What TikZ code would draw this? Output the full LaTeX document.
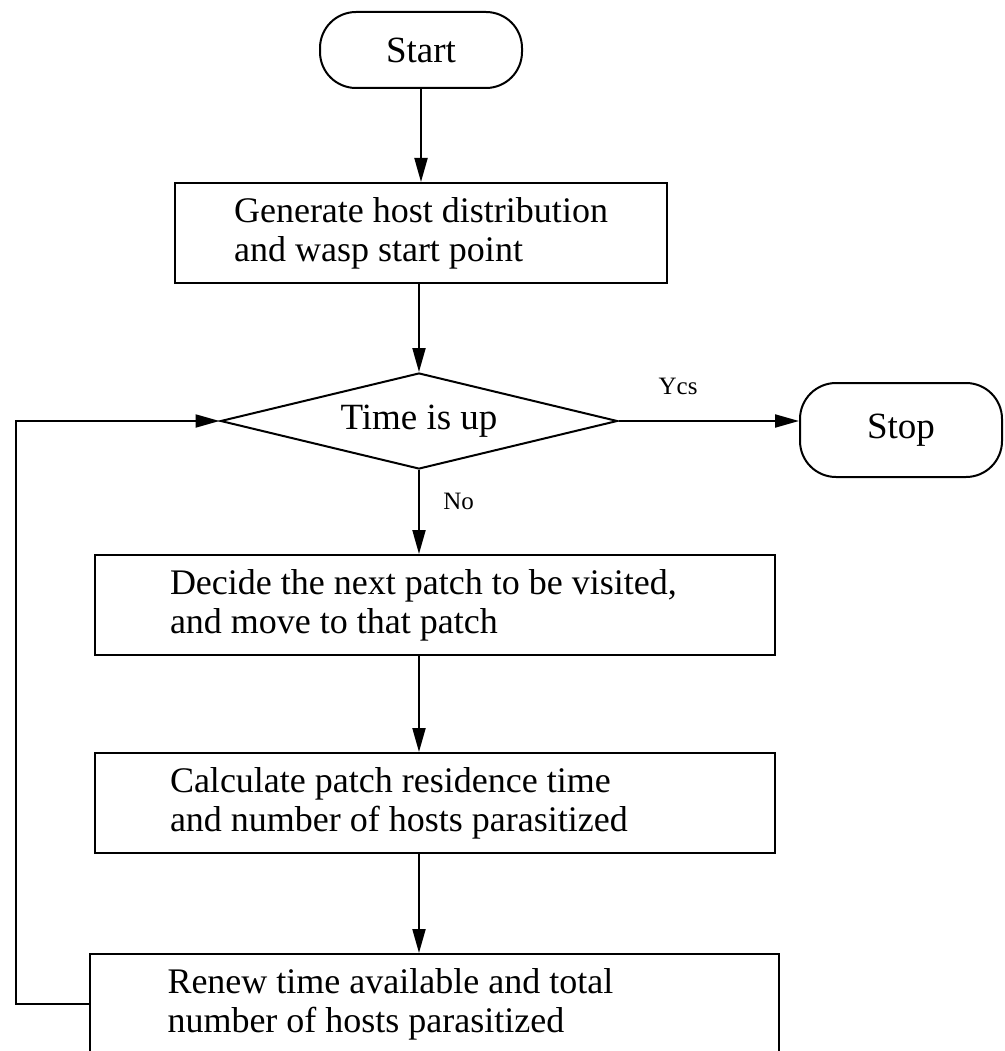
\documentclass[tikz,border=0pt]{standalone}
\usepackage{fontspec}
\setmainfont{Liberation Serif}
\usetikzlibrary{arrows.meta,positioning,shapes.geometric}

\begin{document}
\begin{tikzpicture}[x=1pt,y=-1pt,>={Triangle[length=24pt,width=13pt]},
term/.style={draw,line width=2pt,rounded corners=36pt,minimum width=202pt,minimum height=76pt,font=\fontsize{37}{39}\selectfont},
box/.style={draw,line width=2pt,align=left,minimum height=100pt,font=\fontsize{36}{39}\selectfont},
wide/.style={box,text width=530pt,inner xsep=75pt,execute at begin node={\spaceskip=0pt\xspaceskip=0pt}},
dec/.style={draw,line width=2pt,diamond,aspect=4,inner sep=0pt,minimum width=397pt,minimum height=96pt,font=\fontsize{37}{39}\selectfont},
lbl/.style={font=\fontsize{25}{27}\selectfont},
flow/.style={->,line width=2pt}]
\useasboundingbox (0,0) rectangle (1004,1051);
\node[term] (start) at (421,50) {Start};
\node[box,minimum width=492pt] (gen) at (421,233) {Generate host distribution\\and wasp start point};
\node[dec] (up) at (419,421) {Time is up};
\node[term,minimum height=94pt,anchor=west] (stop) at (799,430) {Stop};
\node[wide] (move) at (435,605) {Decide the next patch to be visited,\\and move to that patch};
\node[wide] (calc) at (435,803) {Calculate patch residence time\\and number of hosts parasitized};
\node[wide,text width=533pt,inner xsep=78pt] (renew) at (434,1004) {Renew time available and total\\number of hosts parasitized};
\coordinate (lp) at (16,0);
\draw[flow] (start) -- (gen);
\draw[flow] (gen.south -| up.north) -- (up.north);
\draw[flow] (up.east) -- node[lbl,pos=.33,above=22pt]{Ycs} (up.east -| stop.west);
\draw[flow] (up.south) -- node[lbl,pos=.38,right=20pt]{No} (up.south |- move.north);
\draw[flow] (move.south -| up.south) -- (calc.north -| up.south);
\draw[flow] (calc.south -| up.south) -- (renew.north -| up.south);
\draw[flow] (renew.west) -- (renew.west -| lp) |- (up.west);
\end{tikzpicture}
\end{document}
════════
Description of the task:
Leave out the pictures and copy the rest of the material above exactly.

Correct result:
What TikZ code would draw this? Output the full LaTeX document.
\documentclass[tikz,border=0pt]{standalone}
\usepackage{fontspec}
\setmainfont{Liberation Serif}
\usetikzlibrary{arrows.meta,positioning,shapes.geometric}

\begin{document}
\begin{tikzpicture}[x=1pt,y=-1pt,>={Triangle[length=24pt,width=13pt]},
term/.style={draw,line width=2pt,rounded corners=36pt,minimum width=202pt,minimum height=76pt,font=\fontsize{37}{39}\selectfont},
box/.style={draw,line width=2pt,align=left,minimum height=100pt,font=\fontsize{36}{39}\selectfont},
wide/.style={box,text width=530pt,inner xsep=75pt,execute at begin node={\spaceskip=0pt\xspaceskip=0pt}},
dec/.style={draw,line width=2pt,diamond,aspect=4,inner sep=0pt,minimum width=397pt,minimum height=96pt,font=\fontsize{37}{39}\selectfont},
lbl/.style={font=\fontsize{25}{27}\selectfont},
flow/.style={->,line width=2pt}]
\useasboundingbox (0,0) rectangle (1004,1051);
\node[term] (start) at (421,50) {Start};
\node[box,minimum width=492pt] (gen) at (421,233) {Generate host distribution\\and wasp start point};
\node[dec] (up) at (419,421) {Time is up};
\node[term,minimum height=94pt,anchor=west] (stop) at (799,430) {Stop};
\node[wide] (move) at (435,605) {Decide the next patch to be visited,\\and move to that patch};
\node[wide] (calc) at (435,803) {Calculate patch residence time\\and number of hosts parasitized};
\node[wide,text width=533pt,inner xsep=78pt] (renew) at (434,1004) {Renew time available and total\\number of hosts parasitized};
\coordinate (lp) at (16,0);
\draw[flow] (start) -- (gen);
\draw[flow] (gen.south -| up.north) -- (up.north);
\draw[flow] (up.east) -- node[lbl,pos=.33,above=22pt]{Ycs} (up.east -| stop.west);
\draw[flow] (up.south) -- node[lbl,pos=.38,right=20pt]{No} (up.south |- move.north);
\draw[flow] (move.south -| up.south) -- (calc.north -| up.south);
\draw[flow] (calc.south -| up.south) -- (renew.north -| up.south);
\draw[flow] (renew.west) -- (renew.west -| lp) |- (up.west);
\end{tikzpicture}
\end{document}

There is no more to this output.